March 21, 2015 by Ellen V
Can you even believe this little thing is already five months old?
She has been rolling like a champ every which way, and she took her first few bites of solids yesterday evening. She’s really just the best. And the cutest. Look at that grin! I love it.
Sidney is so different from Jane, but I find that at this age, the starker difference is how I parent. Some of the differences are practical, some are intentional, and some are just the way it’s working out.
Like most parents who have done this before, I find that my stress level has decreased. I don’t have anxiety about her days with her babysitter, but then again I have loved and trusted this sitter from the beginning, which was not necessarily true of Jane’s first sitter. I don’t communicate with Chasity in the detailed way I did with Jane’s first nannies and sitters. I trust that she has good days with her, and that Chasity will listen and respond appropriately to Sid’s needs and mine. I think I needed to get through all those months of anxiety with Jane to get here, though.
I worry less about Sidney’s sleep. We are so blessed with these great sleepers at our house. With Jane, every hour was diligently accounted for. We were very intentional about creating a great sleeper. I have trusted the process more with Sidney.
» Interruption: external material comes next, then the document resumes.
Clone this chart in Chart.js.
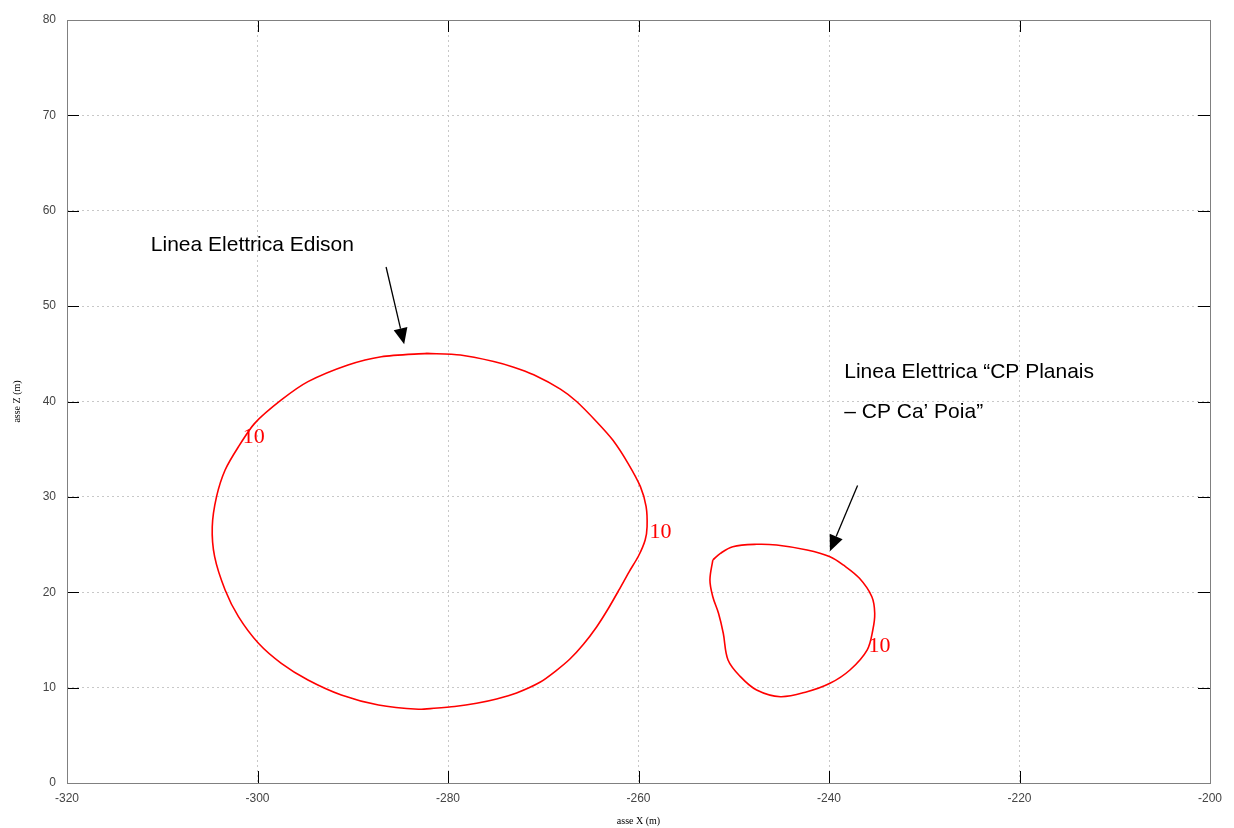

She sleeps through the night almost every night (hooray!), but if she flips over and needs to be flipped back or wakes up at 4:30 insisting on breakfast, Eric or I just do it.
I rarely worry about Sidney’s outfit of the day. Her clothes are practical, and most of the fussy stuff I’m finding myself ready to pass on. She’s cute in sleepers, no need for five-piece ensembles!
At well over five months, we just gave her the first bite of rice cereal she’s had. We’ll probably offer it to her again today, and tomorrow, and maybe even most days next week if it’s going well. Or not. Jane was almost six months before I was sure she liked food, and I worried so much about it. I am so not worried this time. Because I know that if she doesn’t like rice cereal, she might like oatmeal. Or maybe she’ll like veggies better. And I definitely know she’ll love fruit once we get there. And in two months it’ll be keeping up with the steaming and the pureeing that I’m worried about it, and in six months she’ll be feeding herself.
Mostly, I think, I’m just so much more aware of how fast it all is this time. I recognize that I’ll wake up tomorrow and she’ll be running around the house and telling me stories about Naughty Noah at preschool. And so, really, I just hold her when I can, even if it means it’ll take her an extra month to sit up or crawl or walk. I just want to soak this time up, every moment. There will be time for rice cereal tomorrow.